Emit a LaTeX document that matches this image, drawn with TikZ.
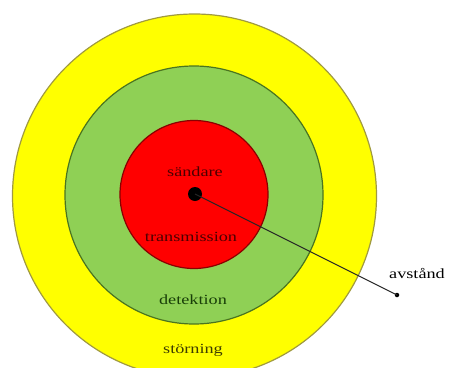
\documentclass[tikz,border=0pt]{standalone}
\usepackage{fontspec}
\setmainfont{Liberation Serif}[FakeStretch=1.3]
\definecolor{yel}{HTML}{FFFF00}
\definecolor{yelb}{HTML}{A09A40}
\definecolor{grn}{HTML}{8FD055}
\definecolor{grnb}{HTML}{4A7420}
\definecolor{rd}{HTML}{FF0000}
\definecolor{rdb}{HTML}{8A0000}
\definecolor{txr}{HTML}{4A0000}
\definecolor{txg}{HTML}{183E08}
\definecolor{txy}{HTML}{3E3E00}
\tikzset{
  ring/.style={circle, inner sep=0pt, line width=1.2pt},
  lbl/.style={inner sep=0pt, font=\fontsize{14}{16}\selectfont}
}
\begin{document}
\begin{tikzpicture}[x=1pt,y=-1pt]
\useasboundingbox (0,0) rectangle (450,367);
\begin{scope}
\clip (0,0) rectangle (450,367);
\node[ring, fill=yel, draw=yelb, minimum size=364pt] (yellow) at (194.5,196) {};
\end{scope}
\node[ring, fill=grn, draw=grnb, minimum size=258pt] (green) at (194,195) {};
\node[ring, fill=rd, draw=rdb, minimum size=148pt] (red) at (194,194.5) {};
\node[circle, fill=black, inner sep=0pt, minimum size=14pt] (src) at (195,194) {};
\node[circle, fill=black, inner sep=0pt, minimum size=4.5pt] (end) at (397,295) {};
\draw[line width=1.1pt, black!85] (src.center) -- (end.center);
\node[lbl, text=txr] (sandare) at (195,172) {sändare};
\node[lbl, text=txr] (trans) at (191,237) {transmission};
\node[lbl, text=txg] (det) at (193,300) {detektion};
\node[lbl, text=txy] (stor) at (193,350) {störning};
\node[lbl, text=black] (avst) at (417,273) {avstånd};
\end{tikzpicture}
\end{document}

# # # # # # #

■ Exercise prompt ■
Repeat the data above exactly, but not the pictures.

■ Written solution ■
Emit a LaTeX document that matches this image, drawn with TikZ.
\documentclass[tikz,border=0pt]{standalone}
\usepackage{fontspec}
\setmainfont{Liberation Serif}[FakeStretch=1.3]
\definecolor{yel}{HTML}{FFFF00}
\definecolor{yelb}{HTML}{A09A40}
\definecolor{grn}{HTML}{8FD055}
\definecolor{grnb}{HTML}{4A7420}
\definecolor{rd}{HTML}{FF0000}
\definecolor{rdb}{HTML}{8A0000}
\definecolor{txr}{HTML}{4A0000}
\definecolor{txg}{HTML}{183E08}
\definecolor{txy}{HTML}{3E3E00}
\tikzset{
  ring/.style={circle, inner sep=0pt, line width=1.2pt},
  lbl/.style={inner sep=0pt, font=\fontsize{14}{16}\selectfont}
}
\begin{document}
\begin{tikzpicture}[x=1pt,y=-1pt]
\useasboundingbox (0,0) rectangle (450,367);
\begin{scope}
\clip (0,0) rectangle (450,367);
\node[ring, fill=yel, draw=yelb, minimum size=364pt] (yellow) at (194.5,196) {};
\end{scope}
\node[ring, fill=grn, draw=grnb, minimum size=258pt] (green) at (194,195) {};
\node[ring, fill=rd, draw=rdb, minimum size=148pt] (red) at (194,194.5) {};
\node[circle, fill=black, inner sep=0pt, minimum size=14pt] (src) at (195,194) {};
\node[circle, fill=black, inner sep=0pt, minimum size=4.5pt] (end) at (397,295) {};
\draw[line width=1.1pt, black!85] (src.center) -- (end.center);
\node[lbl, text=txr] (sandare) at (195,172) {sändare};
\node[lbl, text=txr] (trans) at (191,237) {transmission};
\node[lbl, text=txg] (det) at (193,300) {detektion};
\node[lbl, text=txy] (stor) at (193,350) {störning};
\node[lbl, text=black] (avst) at (417,273) {avstånd};
\end{tikzpicture}
\end{document}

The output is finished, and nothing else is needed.